Exercise inputs:
◇ ◇ ◇ ◇
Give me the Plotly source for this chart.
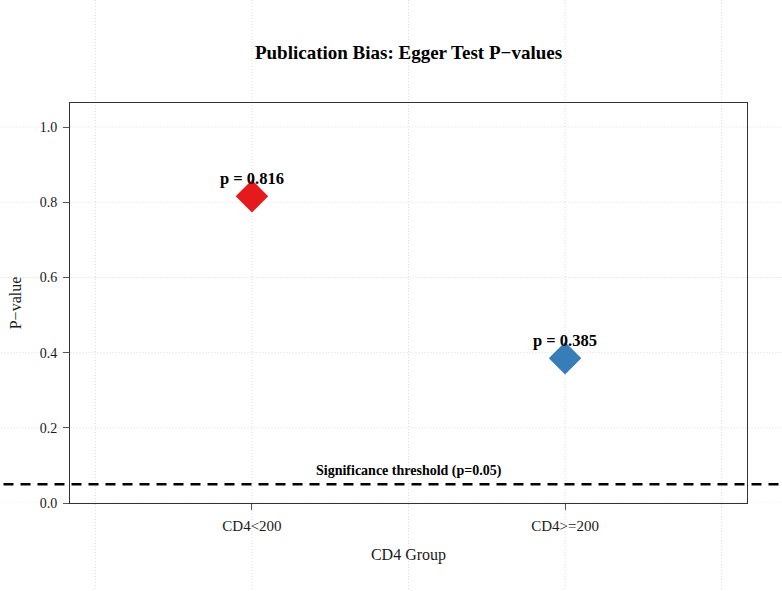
import plotly.graph_objects as go

groups = ["CD4<200", "CD4>=200"]
p_values = [0.816, 0.385]
colors = ["#E41A1C", "#377EB8"]
threshold = 0.05
y_ticks = [0.0, 0.2, 0.4, 0.6, 0.8, 1.0]
x_grid = [-0.5, 0.0, 0.5, 1.0, 1.5]

FONT = "Liberation Serif, Times New Roman, serif"

fig = go.Figure()

shapes = []
# grid lines extending over whole figure
for xv in x_grid:
    shapes.append(dict(type="line", xref="x", yref="paper", x0=xv, x1=xv, y0=-0.5, y1=1.5,
                       line=dict(color="#dcdcdc", width=1, dash="1px,2px"), layer="below"))
for yv in y_ticks:
    shapes.append(dict(type="line", xref="paper", yref="y", x0=-0.5, x1=1.5, y0=yv, y1=yv,
                       line=dict(color="#dcdcdc", width=1, dash="1px,2px"), layer="below"))
# significance threshold
shapes.append(dict(type="line", xref="paper", yref="y", x0=-0.5, x1=1.5, y0=threshold, y1=threshold,
                   line=dict(color="black", width=2.5, dash="10px,7px"), layer="above"))

fig.add_trace(go.Scatter(
    x=groups, y=p_values, mode="markers",
    marker=dict(symbol="diamond", size=25, color=colors, line=dict(width=0)),
    showlegend=False, hoverinfo="x+y", cliponaxis=False,
))

annotations = []
for g, p in zip(groups, p_values):
    annotations.append(dict(x=g, y=p, xref="x", yref="y", text=f"p = {p:.3f}", showarrow=False,
                            yshift=18, font=dict(family=FONT, size=16.5, color="black", weight="bold")))
annotations.append(dict(x=0.5, y=threshold, xref="x", yref="y", text="Significance threshold (p=0.05)",
                        showarrow=False, yshift=13,
                        font=dict(family=FONT, size=14, color="black", weight="bold")))

fig.update_layout(
    width=782, height=591,
    margin=dict(l=70, r=35, t=103, b=88),
    paper_bgcolor="white", plot_bgcolor="white",
    font=dict(family=FONT, color="#1a1a1a", size=15),
    title=dict(text="<b>Publication Bias: Egger Test P\u2212values</b>", x=(70 + 747) / 2 / 782, xanchor="center",
               y=1 - 52 / 591, yanchor="middle", font=dict(family=FONT, size=19, color="black")),
    shapes=shapes,
    annotations=annotations,
    showlegend=False,
)

fig.update_xaxes(
    type="category", categoryorder="array", categoryarray=groups,
    range=[-0.581, 1.581], showgrid=False, zeroline=False,
    showline=True, mirror=True, linecolor="#333", linewidth=1,
    ticks="outside", ticklen=6, tickcolor="#555", tickwidth=1, ticklabelstandoff=3,
    tickfont=dict(family=FONT, size=15, color="#1a1a1a"),
    title=dict(text="CD4 Group", font=dict(family=FONT, size=16, color="#1a1a1a"), standoff=15),
)
fig.update_yaxes(
    range=[0, 1.064], showgrid=False, zeroline=False,
    tickvals=y_ticks, ticktext=[f"{v:.1f}" for v in y_ticks],
    showline=True, mirror=True, linecolor="#333", linewidth=1,
    ticks="outside", ticklen=6, tickcolor="#555", tickwidth=1, ticklabelstandoff=3,
    tickfont=dict(family=FONT, size=14, color="#1a1a1a"),
    title=dict(text="P\u2212value", font=dict(family=FONT, size=16, color="#1a1a1a"), standoff=14),
)

fig.write_html("out.html")
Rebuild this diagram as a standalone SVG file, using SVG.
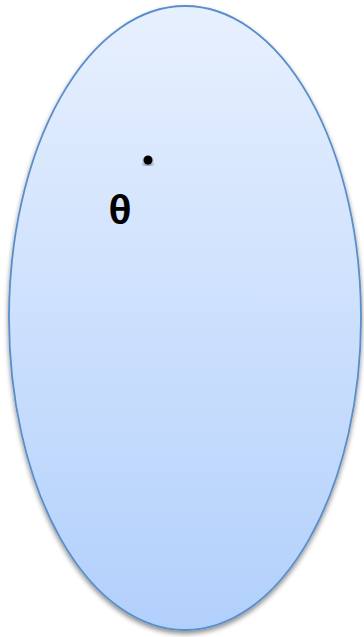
<svg xmlns="http://www.w3.org/2000/svg" width="364" height="637" viewBox="0 0 364 637">
<defs>
<linearGradient id="g" x1="0" y1="0" x2="0" y2="1">
<stop offset="0" stop-color="#e7f0fe"/>
<stop offset="1" stop-color="#b2d0fc"/>
</linearGradient>
<filter id="sh" x="-10%" y="-10%" width="120%" height="120%">
<feGaussianBlur in="SourceAlpha" stdDeviation="2.5"/>
<feOffset dx="0" dy="3" result="b"/>
<feComponentTransfer><feFuncA type="linear" slope="0.45"/></feComponentTransfer>
<feMerge><feMergeNode/><feMergeNode in="SourceGraphic"/></feMerge>
</filter>
<style>
.t{font-family:"Liberation Mono","DejaVu Sans Mono",monospace;font-weight:bold;font-size:41px;fill:#000}
</style>
</defs>
<g id="ellipse">
<ellipse cx="185" cy="318" rx="176" ry="312" fill="url(#g)" stroke="#5a8ecb" stroke-width="1.8" filter="url(#sh)"/>
</g>
<g id="point">
<circle cx="148" cy="160" r="4.5" fill="#000" filter="url(#sh)"/>
<text class="t" x="120" y="224" text-anchor="middle">θ</text>
</g>
<g id="connectors"/>
</svg>
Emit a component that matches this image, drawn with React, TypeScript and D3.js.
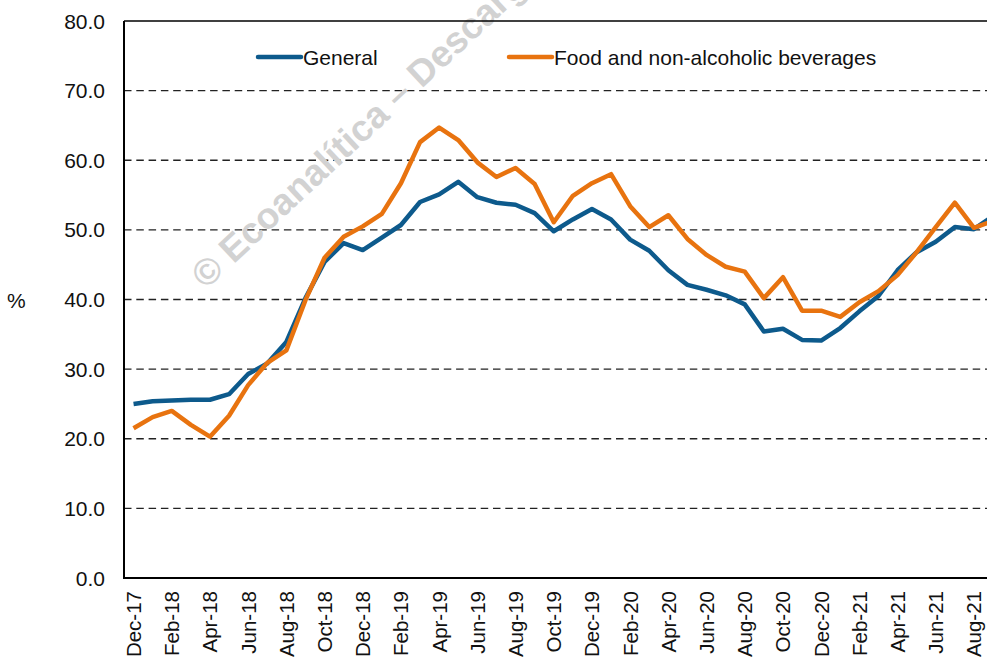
import React, { useEffect, useRef } from 'react';
import * as d3 from 'd3';

const months = [
  'Dec-17',
  'Jan-18', 'Feb-18', 'Mar-18', 'Apr-18', 'May-18', 'Jun-18', 'Jul-18', 'Aug-18', 'Sep-18', 'Oct-18', 'Nov-18', 'Dec-18',
  'Jan-19', 'Feb-19', 'Mar-19', 'Apr-19', 'May-19', 'Jun-19', 'Jul-19', 'Aug-19', 'Sep-19', 'Oct-19', 'Nov-19', 'Dec-19',
  'Jan-20', 'Feb-20', 'Mar-20', 'Apr-20', 'May-20', 'Jun-20', 'Jul-20', 'Aug-20', 'Sep-20', 'Oct-20', 'Nov-20', 'Dec-20',
  'Jan-21', 'Feb-21', 'Mar-21', 'Apr-21', 'May-21', 'Jun-21', 'Jul-21', 'Aug-21', 'Sep-21',
];

const general = [
  25.0,
  25.4, 25.5, 25.6, 25.6, 26.4, 29.3, 30.8, 33.9, 40.2, 45.4, 48.1, 47.1,
  48.9, 50.7, 54.0, 55.1, 56.9, 54.7, 53.9, 53.6, 52.4, 49.8, 51.5, 53.0,
  51.5, 48.6, 47.0, 44.2, 42.1, 41.4, 40.6, 39.3, 35.4, 35.8, 34.2, 34.1,
  35.9, 38.3, 40.5, 44.2, 46.8, 48.3, 50.4, 50.1, 52.0,
];

const food = [
  21.5,
  23.1, 24.0, 22.0, 20.3, 23.3, 27.7, 30.9, 32.7, 39.9, 46.0, 49.0, 50.5,
  52.3, 56.7, 62.6, 64.7, 62.9, 59.7, 57.6, 58.9, 56.6, 51.1, 54.9, 56.7,
  58.0, 53.4, 50.4, 52.1, 48.7, 46.4, 44.7, 44.0, 40.2, 43.2, 38.4, 38.4,
  37.5, 39.6, 41.2, 43.5, 46.8, 50.4, 53.9, 50.3, 51.3,
];

const yTicks = [0, 10, 20, 30, 40, 50, 60, 70, 80];
const seriesNames = ['General', 'Food and non-alcoholic beverages'];
const seriesColors = ['#0d5a8c', '#e8730f'];

const W = 987;
const H = 657;
const FONT = '"Liberation Sans", Arial, sans-serif';

export default function App() {
  const ref = useRef<SVGSVGElement>(null);

  useEffect(() => {
    const svg = d3.select(ref.current);
    svg.selectAll('*').remove();

    const left = 124;
    const top = 21;
    const bottom = 578;
    const step = 19.1;

    const x = d3
      .scaleBand<string>()
      .domain(months)
      .range([left, left + months.length * step]);
    const y = d3.scaleLinear().domain([0, 80]).range([bottom, top]);
    const cx = (m: string) => (x(m) as number) + x.bandwidth() / 2;

    // grid
    svg
      .append('g')
      .selectAll('line')
      .data(yTicks.filter((t) => t > 0 && t < 80))
      .enter()
      .append('line')
      .attr('x1', left)
      .attr('x2', W)
      .attr('y1', (d) => y(d))
      .attr('y2', (d) => y(d))
      .attr('stroke', '#222')
      .attr('stroke-width', 1.3)
      .attr('stroke-dasharray', '7.5,4.8');

    // watermark
    svg
      .append('text')
      .attr('transform', 'translate(206,290) rotate(-43)')
      .attr('font-family', FONT)
      .attr('font-weight', 'bold')
      .attr('font-size', 37)
      .attr('fill', '#d2d2d2')
      .text('© Ecoanalítica – Descarg');

    // frame
    svg
      .append('line')
      .attr('x1', left)
      .attr('x2', W)
      .attr('y1', top)
      .attr('y2', top)
      .attr('stroke', '#000')
      .attr('stroke-width', 1.6);
    svg
      .append('line')
      .attr('x1', left)
      .attr('x2', left)
      .attr('y1', top)
      .attr('y2', bottom + 1)
      .attr('stroke', '#000')
      .attr('stroke-width', 2);
    svg
      .append('line')
      .attr('x1', left - 1)
      .attr('x2', W)
      .attr('y1', bottom)
      .attr('y2', bottom)
      .attr('stroke', '#000')
      .attr('stroke-width', 2);

    // y labels
    svg
      .append('g')
      .selectAll('text')
      .data(yTicks)
      .enter()
      .append('text')
      .attr('x', 105)
      .attr('y', (d) => y(d))
      .attr('dy', '0.36em')
      .attr('text-anchor', 'end')
      .attr('font-family', FONT)
      .attr('font-size', 21)
      .attr('fill', '#111')
      .text((d) => d3.format('.1f')(d));

    svg
      .append('text')
      .attr('x', 7)
      .attr('y', 300)
      .attr('dy', '0.36em')
      .attr('font-family', FONT)
      .attr('font-size', 21)
      .attr('fill', '#111')
      .text('%');

    // x labels, every second month
    svg
      .append('g')
      .selectAll('text')
      .data(months.filter((m, i) => i % 2 === 0))
      .enter()
      .append('text')
      .attr('transform', (d) => `translate(${cx(d)},${bottom + 13}) rotate(-90)`)
      .attr('dy', '0.36em')
      .attr('text-anchor', 'end')
      .attr('font-family', FONT)
      .attr('font-size', 20.5)
      .attr('fill', '#111')
      .text((d) => d);

    // lines
    const line = d3
      .line<number>()
      .x((d, i) => cx(months[i]))
      .y((d) => y(d));

    [general, food].forEach((vals, k) => {
      svg
        .append('path')
        .datum(vals)
        .attr('d', line)
        .attr('fill', 'none')
        .attr('stroke', seriesColors[k])
        .attr('stroke-width', 4.5)
        .attr('stroke-linejoin', 'round');
    });

    // legend
    const legend = svg
      .append('g')
      .selectAll('g')
      .data(seriesNames)
      .enter()
      .append('g')
      .attr('transform', (d, i) => `translate(${i === 0 ? 258 : 509},57)`);
    legend
      .append('line')
      .attr('x1', 0)
      .attr('x2', 43)
      .attr('stroke', (d, i) => seriesColors[i])
      .attr('stroke-width', 4.5)
      .attr('stroke-linecap', 'round');
    legend
      .append('text')
      .attr('x', 45)
      .attr('dy', '0.36em')
      .attr('font-family', FONT)
      .attr('font-size', 21)
      .attr('fill', '#111')
      .text((d) => d);
  }, []);

  return (
    <svg
      ref={ref}
      width={W}
      height={H}
      style={{ position: 'absolute', left: 0, top: 0, background: '#fff' }}
    />
  );
}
◇ ◇ ◇ ◇
What is asked:
Look above for the line with "Emit a component" and the line with "const step = 19.1;"; set down those two lines and all lines between them exactly, without pictures and without anything else.

Final result:
Emit a component that matches this image, drawn with React, TypeScript and D3.js.
import React, { useEffect, useRef } from 'react';
import * as d3 from 'd3';

const months = [
  'Dec-17',
  'Jan-18', 'Feb-18', 'Mar-18', 'Apr-18', 'May-18', 'Jun-18', 'Jul-18', 'Aug-18', 'Sep-18', 'Oct-18', 'Nov-18', 'Dec-18',
  'Jan-19', 'Feb-19', 'Mar-19', 'Apr-19', 'May-19', 'Jun-19', 'Jul-19', 'Aug-19', 'Sep-19', 'Oct-19', 'Nov-19', 'Dec-19',
  'Jan-20', 'Feb-20', 'Mar-20', 'Apr-20', 'May-20', 'Jun-20', 'Jul-20', 'Aug-20', 'Sep-20', 'Oct-20', 'Nov-20', 'Dec-20',
  'Jan-21', 'Feb-21', 'Mar-21', 'Apr-21', 'May-21', 'Jun-21', 'Jul-21', 'Aug-21', 'Sep-21',
];

const general = [
  25.0,
  25.4, 25.5, 25.6, 25.6, 26.4, 29.3, 30.8, 33.9, 40.2, 45.4, 48.1, 47.1,
  48.9, 50.7, 54.0, 55.1, 56.9, 54.7, 53.9, 53.6, 52.4, 49.8, 51.5, 53.0,
  51.5, 48.6, 47.0, 44.2, 42.1, 41.4, 40.6, 39.3, 35.4, 35.8, 34.2, 34.1,
  35.9, 38.3, 40.5, 44.2, 46.8, 48.3, 50.4, 50.1, 52.0,
];

const food = [
  21.5,
  23.1, 24.0, 22.0, 20.3, 23.3, 27.7, 30.9, 32.7, 39.9, 46.0, 49.0, 50.5,
  52.3, 56.7, 62.6, 64.7, 62.9, 59.7, 57.6, 58.9, 56.6, 51.1, 54.9, 56.7,
  58.0, 53.4, 50.4, 52.1, 48.7, 46.4, 44.7, 44.0, 40.2, 43.2, 38.4, 38.4,
  37.5, 39.6, 41.2, 43.5, 46.8, 50.4, 53.9, 50.3, 51.3,
];

const yTicks = [0, 10, 20, 30, 40, 50, 60, 70, 80];
const seriesNames = ['General', 'Food and non-alcoholic beverages'];
const seriesColors = ['#0d5a8c', '#e8730f'];

const W = 987;
const H = 657;
const FONT = '"Liberation Sans", Arial, sans-serif';

export default function App() {
  const ref = useRef<SVGSVGElement>(null);

  useEffect(() => {
    const svg = d3.select(ref.current);
    svg.selectAll('*').remove();

    const left = 124;
    const top = 21;
    const bottom = 578;
    const step = 19.1;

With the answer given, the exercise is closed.